SUPPLIED MATERIAL:
--- Begin ---

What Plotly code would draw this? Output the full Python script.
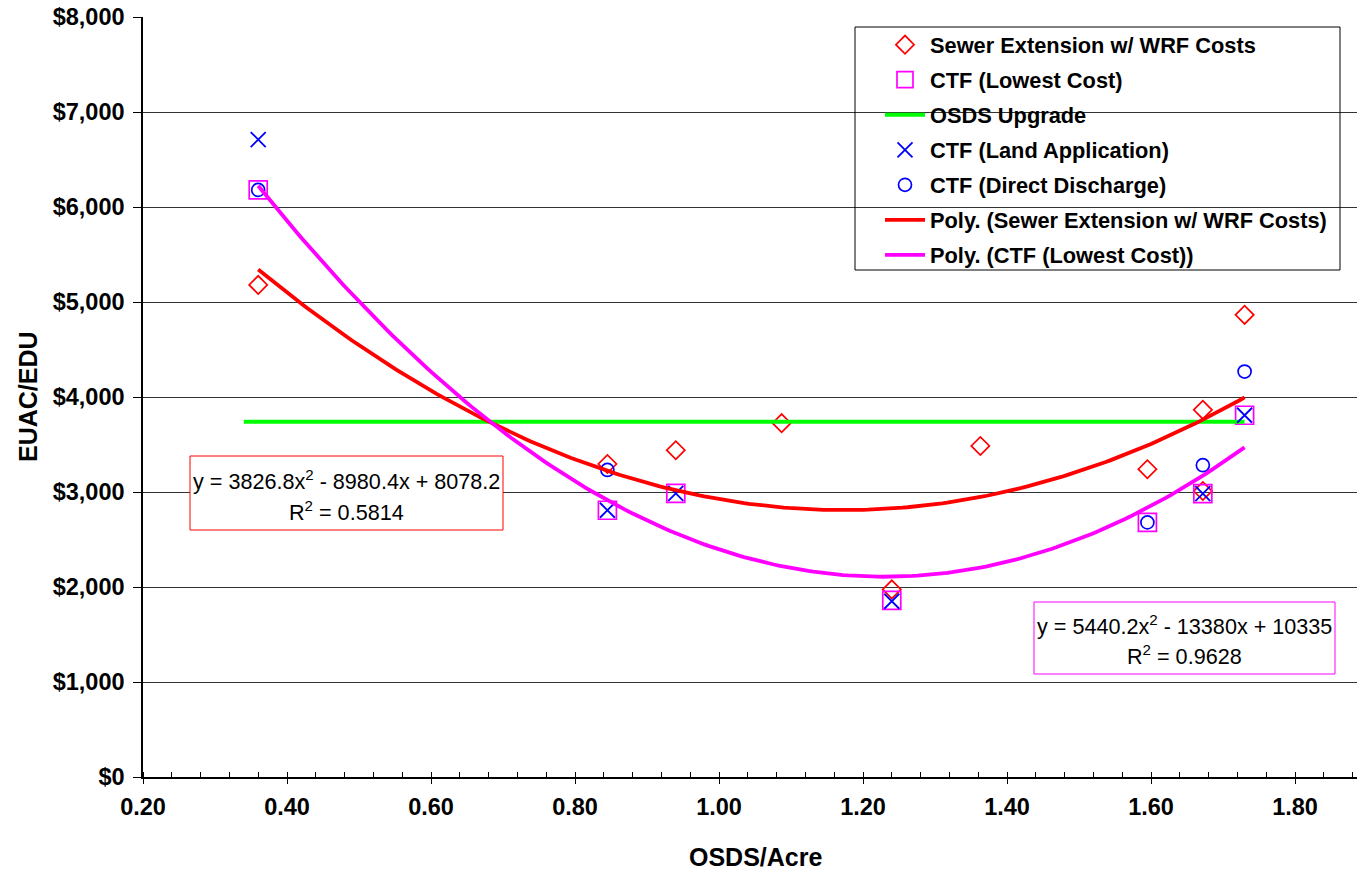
import numpy as np
import plotly.graph_objects as go

# ---------------- data ----------------
sewer_x = [0.36, 0.845, 0.94, 1.087, 1.24, 1.363, 1.595, 1.672, 1.672, 1.73]
sewer_y = [5180, 3295, 3440, 3725, 1975, 3485, 3240, 3865, 3010, 4865]

lowest_x = [0.36, 0.845, 0.94, 1.24, 1.595, 1.672, 1.73]
lowest_y = [6180, 2808, 2985, 1860, 2680, 2982, 3808]

land_x = [0.36, 0.845, 0.94, 1.24, 1.672, 1.73]
land_y = [6710, 2808, 2985, 1850, 2982, 3808]

direct_x = [0.36, 0.845, 1.595, 1.672, 1.73]
direct_y = [6180, 3232, 2680, 3282, 4268]

osds_x = [0.34, 1.73]
osds_y = [3740, 3740]

# trendline coefficients as displayed on the chart (a, b, c) and R^2
sewer_coef = [3826.8, -8980.4, 8078.2]
sewer_r2 = 0.5814
lowest_coef = [5440.2, -13380, 10335]
lowest_r2 = 0.9628

# ---------------- layout helpers ----------------
W, H = 1357, 872
ML, MR, MT, MB = 143, 0, 17, 95
PW, PH = W - ML - MR, H - MT - MB


def px(x):
    return (x - ML) / PW


def py(y):
    return (H - MB - y) / PH


def fmt_num(v):
    return "%g" % abs(v)


def eq_text(coef):
    a, b, c = coef
    sb = "-" if b < 0 else "+"
    sc = "-" if c < 0 else "+"
    return "y = %sx<sup>2</sup> %s %sx %s %s" % (fmt_num(a), sb, fmt_num(b), sc, fmt_num(c))


RED = "#FF0000"
MAG = "#FF00FF"
GRN = "#00FF00"
BLU = "#0000FF"
FONT = "Liberation Sans, Arial, sans-serif"

fig = go.Figure()

fig.add_trace(go.Scatter(x=sewer_x, y=sewer_y, mode="markers", name="Sewer Extension w/ WRF Costs",
                         legendgroup="a",
                         marker=dict(symbol="diamond-open", size=14, color=RED, line=dict(width=1.7, color=RED))))
fig.add_trace(go.Scatter(x=lowest_x, y=lowest_y, mode="markers", name="CTF (Lowest Cost)",
                         legendgroup="b",
                         marker=dict(symbol="square-open", size=18, color=MAG, line=dict(width=1.7, color=MAG))))
fig.add_trace(go.Scatter(x=osds_x, y=osds_y, mode="lines", name="OSDS Upgrade",
                         legendgroup="c",
                         line=dict(color=GRN, width=4)))
fig.add_trace(go.Scatter(x=land_x, y=land_y, mode="markers", name="CTF (Land Application)",
                         legendgroup="d",
                         marker=dict(symbol="x-thin-open", size=15, color=BLU, line=dict(width=1.8, color=BLU))))
fig.add_trace(go.Scatter(x=direct_x, y=direct_y, mode="markers", name="CTF (Direct Discharge)",
                         legendgroup="e",
                         marker=dict(symbol="circle-open", size=13, color=BLU, line=dict(width=1.7, color=BLU))))

sx = np.linspace(min(sewer_x), max(sewer_x), 200)
fig.add_trace(go.Scatter(x=sx, y=np.polyval(sewer_coef, sx), mode="lines",
                         name="Poly. (Sewer Extension w/ WRF Costs)", legendgroup="f",
                         line=dict(color=RED, width=3.8)))
lx = np.linspace(min(lowest_x), max(lowest_x), 200)
fig.add_trace(go.Scatter(x=lx, y=np.polyval(lowest_coef, lx), mode="lines",
                         name="Poly. (CTF (Lowest Cost))", legendgroup="g",
                         line=dict(color=MAG, width=3.8)))

# overlay axis for the inside half of the crossing major ticks
fig.add_trace(go.Scatter(x=[None], y=[None], xaxis="x2", showlegend=False, hoverinfo="skip"))

shapes = [
    dict(type="rect", xref="paper", yref="paper", x0=px(855), x1=px(1340), y0=py(270), y1=py(27),
         line=dict(color="#000000", width=1), fillcolor="rgba(0,0,0,0)", layer="above"),
    dict(type="rect", xref="paper", yref="paper", x0=px(190), x1=px(503), y0=py(530), y1=py(456),
         line=dict(color=RED, width=1), fillcolor="white", layer="above"),
    dict(type="rect", xref="paper", yref="paper", x0=px(1034), x1=px(1335), y0=py(674), y1=py(602),
         line=dict(color=MAG, width=1), fillcolor="white", layer="above"),
]

eqfont = dict(family=FONT, size=21.6, color="#000000")
annotations = [
    dict(xref="paper", yref="paper", x=px(346.5), y=py(480), text=eq_text(sewer_coef), showarrow=False,
         font=eqfont, xanchor="center", yanchor="middle"),
    dict(xref="paper", yref="paper", x=px(346.5), y=py(511), text="R<sup>2</sup> = %.4f" % sewer_r2,
         showarrow=False, font=eqfont, xanchor="center", yanchor="middle"),
    dict(xref="paper", yref="paper", x=px(1184.5), y=py(625), text=eq_text(lowest_coef), showarrow=False,
         font=eqfont, xanchor="center", yanchor="middle"),
    dict(xref="paper", yref="paper", x=px(1184.5), y=py(655), text="R<sup>2</sup> = %.4f" % lowest_r2,
         showarrow=False, font=eqfont, xanchor="center", yanchor="middle"),
    dict(xref="paper", yref="paper", x=px(28), y=py(397), text="<b>EUAC/EDU</b>", showarrow=False,
         textangle=-90, font=dict(family=FONT, size=25, color="#000000"), xanchor="center", yanchor="middle"),
    dict(xref="paper", yref="paper", x=px(755), y=py(857), text="<b>OSDS/Acre</b>", showarrow=False,
         font=dict(family=FONT, size=25, color="#000000"), xanchor="center", yanchor="middle"),
]

xr = [0.2, 0.2 + PW / 720.0]

fig.update_layout(
    width=W, height=H,
    margin=dict(l=ML, r=MR, t=MT, b=MB, pad=0),
    paper_bgcolor="white", plot_bgcolor="white",
    font=dict(family=FONT, color="#000000"),
    showlegend=True,
    legend=dict(x=px(880), y=py(24), xanchor="left", yanchor="top",
                bgcolor="rgba(0,0,0,0)", borderwidth=0,
                font=dict(family=FONT, size=21.8, color="#000000", weight="bold"),
                itemwidth=40, tracegroupgap=3.7, traceorder="grouped"),
    xaxis=dict(range=xr, tickmode="linear", tick0=0.2, dtick=0.2, tickformat=".2f",
               showgrid=False, zeroline=False, showline=True, linecolor="#000000", linewidth=1.5,
               ticks="outside", ticklen=5, tickwidth=1, tickcolor="#000000",
               minor=dict(ticks="inside", ticklen=5, dtick=0.04, tick0=0.2, tickcolor="#000000", showgrid=False),
               tickfont=dict(family=FONT, size=23.5, color="#000000", weight="bold"),
               ticklabelstandoff=3),
    xaxis2=dict(range=xr, overlaying="x", side="bottom", anchor="y", tickmode="linear", tick0=0.2, dtick=0.2,
                showticklabels=False, showgrid=False, zeroline=False, showline=False,
                ticks="inside", ticklen=5, tickwidth=1, tickcolor="#000000"),
    yaxis=dict(range=[0, 8000], tickmode="linear", tick0=0, dtick=1000, tickprefix="$", tickformat=",d",
               showgrid=True, gridcolor="#333333", gridwidth=1, zeroline=False,
               showline=True, linecolor="#000000", linewidth=1.5,
               ticks="outside", ticklen=8, tickwidth=1, tickcolor="#000000",
               tickfont=dict(family=FONT, size=23.5, color="#000000", weight="bold"),
               ticklabelstandoff=4),
    shapes=shapes,
    annotations=annotations,
)

fig.write_html("out.html")
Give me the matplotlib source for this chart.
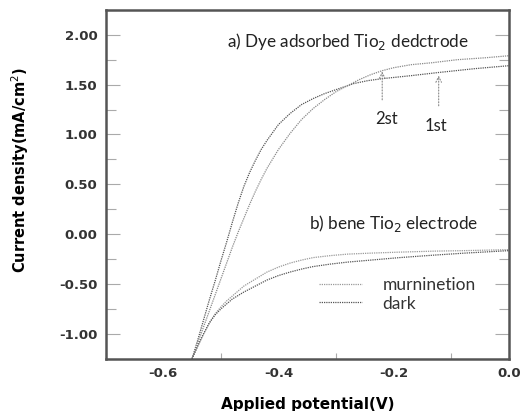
import numpy as np
import matplotlib
matplotlib.use("Agg")
import matplotlib.pyplot as plt
from matplotlib.ticker import MultipleLocator

# --- Data ---
# a) dye adsorbed TiO2 electrode, 1st run (steeper at first, ends lower)
a1_v = [-0.55, -0.54, -0.53, -0.52, -0.51, -0.50, -0.49, -0.48, -0.47, -0.46, -0.45, -0.44, -0.43,
        -0.42, -0.40, -0.38, -0.36, -0.34, -0.32, -0.30, -0.27, -0.245, -0.22, -0.17, -0.125, -0.06, 0.0]
a1_j = [-1.25, -1.06, -0.86, -0.66, -0.47, -0.27, -0.08, 0.12, 0.31, 0.48, 0.62, 0.74, 0.85,
        0.94, 1.10, 1.21, 1.30, 1.36, 1.41, 1.45, 1.51, 1.54, 1.56, 1.59, 1.62, 1.66, 1.69]
# 2nd run
a2_v = [-0.55, -0.54, -0.53, -0.52, -0.51, -0.50, -0.49, -0.48, -0.47, -0.46, -0.45, -0.44, -0.43,
        -0.42, -0.40, -0.38, -0.36, -0.34, -0.32, -0.30, -0.28, -0.26, -0.24, -0.22, -0.20, -0.17,
        -0.133, -0.09, -0.04, 0.0]
a2_j = [-1.25, -1.09, -0.93, -0.77, -0.61, -0.45, -0.29, -0.13, 0.02, 0.16, 0.30, 0.43, 0.55,
        0.66, 0.85, 1.01, 1.15, 1.26, 1.35, 1.43, 1.49, 1.55, 1.60, 1.64, 1.67, 1.70,
        1.72, 1.75, 1.77, 1.79]

# b) bare TiO2 electrode, illumination and dark
b_v = [-0.55, -0.54, -0.53, -0.52, -0.51, -0.50, -0.49, -0.48, -0.47, -0.46, -0.44, -0.42, -0.40,
       -0.38, -0.36, -0.34, -0.31, -0.28, -0.24, -0.19, -0.13, -0.077, 0.0]
b_light = [-1.25, -1.12, -1.00, -0.89, -0.80, -0.73, -0.67, -0.62, -0.57, -0.52, -0.45, -0.38, -0.33,
           -0.29, -0.26, -0.235, -0.215, -0.20, -0.19, -0.18, -0.17, -0.165, -0.155]
b_dark = [-1.25, -1.12, -1.00, -0.89, -0.81, -0.75, -0.70, -0.65, -0.615, -0.58, -0.52, -0.46, -0.415,
          -0.38, -0.35, -0.325, -0.30, -0.28, -0.26, -0.235, -0.21, -0.19, -0.165]

legend_labels = ["murninetion", "dark"]

x_ticks = [-0.6, -0.4, -0.2, 0.0]
x_tick_labels = ["-0.6", "-0.4", "-0.2", "0.0"]
y_ticks = [-1.0, -0.5, 0.0, 0.5, 1.0, 1.5, 2.0]
y_tick_labels = ["-1.00", "-0.50", "0.00", "0.50", "1.00", "1.50", "2.00"]

fig, ax = plt.subplots(figsize=(5.28, 4.11), dpi=100)
fig.subplots_adjust(left=0.2, right=0.964, top=0.976, bottom=0.127)

dots = (0, (1, 0.8))
ax.plot(a1_v, a1_j, color="#555555", lw=0.9, ls=dots)
ax.plot(a2_v, a2_j, color="#8a8a8a", lw=0.9, ls=dots)
ax.plot(b_v, b_light, color="#9a9a9a", lw=0.9, ls=dots, label=legend_labels[0])
ax.plot(b_v, b_dark, color="#555555", lw=0.9, ls=dots, label=legend_labels[1])

ax.set_xlim(-0.7, 0.0)
ax.set_ylim(-1.25, 2.25)

ax.set_xticks(x_ticks)
ax.set_xticklabels(x_tick_labels, fontweight="bold")
ax.set_yticks(y_ticks)
ax.set_yticklabels(y_tick_labels, fontweight="bold")
ax.xaxis.set_minor_locator(MultipleLocator(0.1))
ax.yaxis.set_minor_locator(MultipleLocator(0.25))

ax.tick_params(axis="both", which="both", direction="in", color="#aaaaaa", width=0.8,
               right=True, labelsize=9.5, labelcolor="#333333", pad=6)
ax.tick_params(axis="y", which="major", length=10)
ax.tick_params(axis="y", which="minor", length=7)
ax.tick_params(axis="x", which="major", length=0)
ax.tick_params(axis="x", which="minor", length=4)

for sp in ax.spines.values():
    sp.set_color("#555555")
    sp.set_linewidth(1.8)

ax.set_xlabel("Applied potential(V)", fontsize=11, fontweight="bold", labelpad=12)
ax.set_ylabel("Current density(mA/cm$^2$)", fontsize=10.5, fontweight="bold")
ax.yaxis.set_label_coords(-0.185, 0.54)

txt_font = ["Lato", "DejaVu Sans"]
ax.text(-0.28, 1.93, "a) Dye adsorbed Tio$_2$ dedctrode", fontsize=12.3, family=txt_font,
        ha="center", va="center", color="#222222")
ax.text(-0.2, 0.11, "b) bene Tio$_2$ electrode", fontsize=12.3, family=txt_font,
        ha="center", va="center", color="#222222")

ax.annotate("", xy=(-0.220, 1.66), xytext=(-0.220, 1.32),
            arrowprops=dict(arrowstyle="->", color="#888888", lw=0.8, ls=":"))
ax.annotate("", xy=(-0.122, 1.62), xytext=(-0.122, 1.26),
            arrowprops=dict(arrowstyle="->", color="#888888", lw=0.8, ls=":"))
ax.text(-0.213, 1.16, "2st", fontsize=12, family=txt_font, ha="center", va="center", color="#222222")
ax.text(-0.126, 1.09, "1st", fontsize=12, family=txt_font, ha="center", va="center", color="#222222")

leg = ax.legend(loc="center left", bbox_to_anchor=(0.49, 0.185), frameon=False,
                handlelength=2.5, handletextpad=1.15, labelspacing=0.15,
                prop={"family": txt_font, "size": 12.5})
for t in leg.get_texts():
    t.set_color("#333333")

fig.savefig("out.png", dpi=100)
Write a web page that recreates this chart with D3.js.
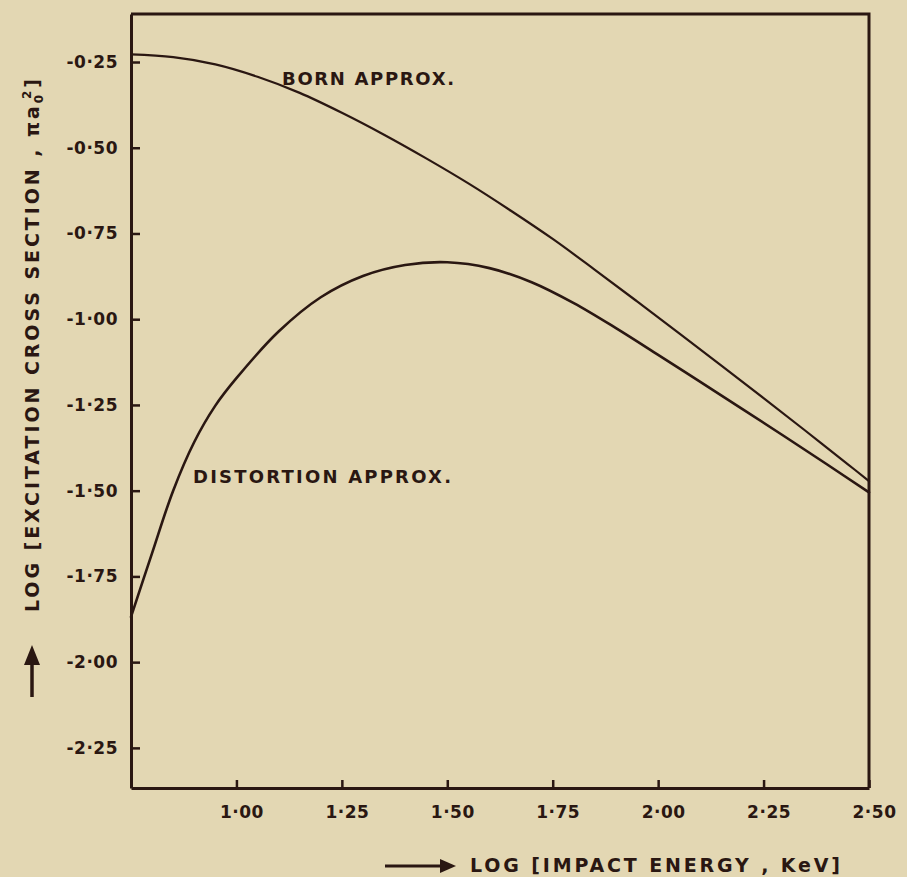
<!DOCTYPE html>
<html>
<head>
<meta charset="utf-8">
<script src="https://cdn.jsdelivr.net/npm/d3@7"></script>
<style>
  html, body { margin: 0; padding: 0; background: #e3d7b3; }
  svg { display: block; }
  text { font-family: "DejaVu Sans", sans-serif; fill: #2a1712; }
</style>
</head>
<body>
<svg id="chart" width="907" height="877"></svg>
<script>
// Excitation cross section vs impact energy (log-log), Born vs distortion approx.

const xTicks = [1.00, 1.25, 1.50, 1.75, 2.00, 2.25, 2.50];
const yTicks = [-0.25, -0.50, -0.75, -1.00, -1.25, -1.50, -1.75, -2.00, -2.25];

// log E (keV) -> log sigma (pi a0^2)
const bornX = [0.75, 0.85, 0.95, 1.05, 1.15, 1.25, 1.35, 1.45, 1.55, 1.65, 1.75, 1.85, 1.95, 2.05, 2.15, 2.25, 2.35, 2.45, 2.50];
const bornY = [-0.228, -0.236, -0.257, -0.293, -0.340, -0.398, -0.462, -0.531, -0.604, -0.683, -0.766, -0.856, -0.948, -1.041, -1.135, -1.230, -1.326, -1.423, -1.472];

const distX = [0.75, 0.80, 0.85, 0.90, 0.95, 1.00, 1.10, 1.20, 1.30, 1.40, 1.50, 1.60, 1.70, 1.80, 1.90, 2.00, 2.10, 2.20, 2.30, 2.40, 2.50];
const distY = [-1.868, -1.682, -1.500, -1.358, -1.252, -1.172, -1.036, -0.936, -0.874, -0.842, -0.834, -0.851, -0.892, -0.953, -1.026, -1.104, -1.183, -1.262, -1.342, -1.423, -1.505];

const ink = "#2a1712";

const svg = d3.select("#chart");

const plot = { left: 131, right: 869, top: 14, bottom: 788 };

const x = d3.scaleLinear().domain([0.75, 2.5]).range([plot.left, plot.right]);
const y = d3.scaleLinear().domain([-0.11, -2.367]).range([plot.top, plot.bottom]);

const fmt = d => d.toFixed(2).replace(".", "\u00B7");

// frame (top + right edges)
svg.append("path")
  .attr("d", `M${plot.left},${plot.top}H${plot.right}V${plot.bottom}`)
  .attr("fill", "none")
  .attr("stroke", ink)
  .attr("stroke-width", 3);

// axes — ticks point inwards like the hand-drawn original
const yAxis = svg.append("g")
  .attr("transform", `translate(${plot.left},0)`)
  .call(d3.axisLeft(y).tickValues(yTicks).tickSizeInner(-9).tickSizeOuter(0)
    .tickPadding(13).tickFormat(fmt));

const xAxis = svg.append("g")
  .attr("transform", `translate(0,${plot.bottom})`)
  .call(d3.axisBottom(x).tickValues(xTicks).tickSizeInner(-8).tickSizeOuter(0)
    .tickPadding(18).tickFormat(fmt));

for (const ax of [xAxis, yAxis]) {
  ax.select(".domain").attr("stroke", ink).attr("stroke-width", 3);
  ax.selectAll(".tick line").attr("stroke", ink).attr("stroke-width", 2.5);
  ax.selectAll(".tick text")
    .attr("fill", ink)
    .style("font-family", "DejaVu Sans, sans-serif")
    .style("font-size", "17px")
    .style("font-weight", "bold")
    .style("letter-spacing", "0.5px");
}
xAxis.selectAll(".tick text").attr("dx", 5);

// curves
const line = d3.line()
  .x(d => x(d[0]))
  .y(d => y(d[1]))
  .curve(d3.curveCatmullRom.alpha(0.5));

const curves = [
  { xs: bornX, ys: bornY, width: 2.2 },
  { xs: distX, ys: distY, width: 2.6 },
];

svg.selectAll("path.curve")
  .data(curves)
  .enter()
  .append("path")
  .attr("class", "curve")
  .attr("d", c => line(c.xs.map((v, i) => [v, c.ys[i]])))
  .attr("fill", "none")
  .attr("stroke", ink)
  .attr("stroke-width", c => c.width)
  .attr("stroke-linecap", "round");

// stretch a text element's letter-spacing so it spans `target` px
function fitText(sel, target) {
  const n = sel.text().length;
  const w = sel.node().getComputedTextLength();
  sel.style("letter-spacing", `${(target - w) / Math.max(n - 1, 1)}px`);
}

// curve labels
const born = svg.append("text")
  .attr("x", 282).attr("y", 85)
  .style("font-size", "18px")
  .style("font-weight", "bold")
  .text("BORN APPROX.");
fitText(born, 172);

const dist = svg.append("text")
  .attr("x", 193).attr("y", 483)
  .style("font-size", "18px")
  .style("font-weight", "bold")
  .text("DISTORTION APPROX.");
fitText(dist, 258);

// x axis title with arrow
svg.append("line")
  .attr("x1", 385).attr("x2", 442)
  .attr("y1", 866).attr("y2", 866)
  .attr("stroke", ink).attr("stroke-width", 3);
svg.append("path")
  .attr("d", "M456,866L440,859L440,873Z")
  .attr("fill", ink);

const xTitle = svg.append("text")
  .attr("x", 470).attr("y", 872)
  .style("font-size", "19px")
  .style("font-weight", "bold")
  .text("LOG [IMPACT ENERGY , KeV]");
fitText(xTitle, 370);

// y axis title with arrow
svg.append("line")
  .attr("x1", 32).attr("x2", 32)
  .attr("y1", 697).attr("y2", 662)
  .attr("stroke", ink).attr("stroke-width", 3.5);
svg.append("path")
  .attr("d", "M32,645L24,665L40,665Z")
  .attr("fill", ink);

const yTitle = svg.append("text")
  .attr("transform", "translate(39,612) rotate(-90)")
  .style("font-size", "19px")
  .style("font-weight", "bold");
yTitle.append("tspan").text("LOG [EXCITATION CROSS SECTION , \u03C0a");
yTitle.append("tspan").attr("dy", 4).style("font-size", "12px").text("0");
yTitle.append("tspan").attr("dy", -12).attr("dx", -7).style("font-size", "12px").text("2");
yTitle.append("tspan").attr("dy", 8).text("]");
fitText(yTitle, 540);
</script>
</body>
</html>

--- End ---

From the first line of the listing above, repeat every line through the one holding "direct_y = [6180, 3232, 2680, 3282, 4268]". Both ends count, and pictures stay out.

PROBLEM SOLUTION:
What Plotly code would draw this? Output the full Python script.
import numpy as np
import plotly.graph_objects as go

# ---------------- data ----------------
sewer_x = [0.36, 0.845, 0.94, 1.087, 1.24, 1.363, 1.595, 1.672, 1.672, 1.73]
sewer_y = [5180, 3295, 3440, 3725, 1975, 3485, 3240, 3865, 3010, 4865]

lowest_x = [0.36, 0.845, 0.94, 1.24, 1.595, 1.672, 1.73]
lowest_y = [6180, 2808, 2985, 1860, 2680, 2982, 3808]

land_x = [0.36, 0.845, 0.94, 1.24, 1.672, 1.73]
land_y = [6710, 2808, 2985, 1850, 2982, 3808]

direct_x = [0.36, 0.845, 1.595, 1.672, 1.73]
direct_y = [6180, 3232, 2680, 3282, 4268]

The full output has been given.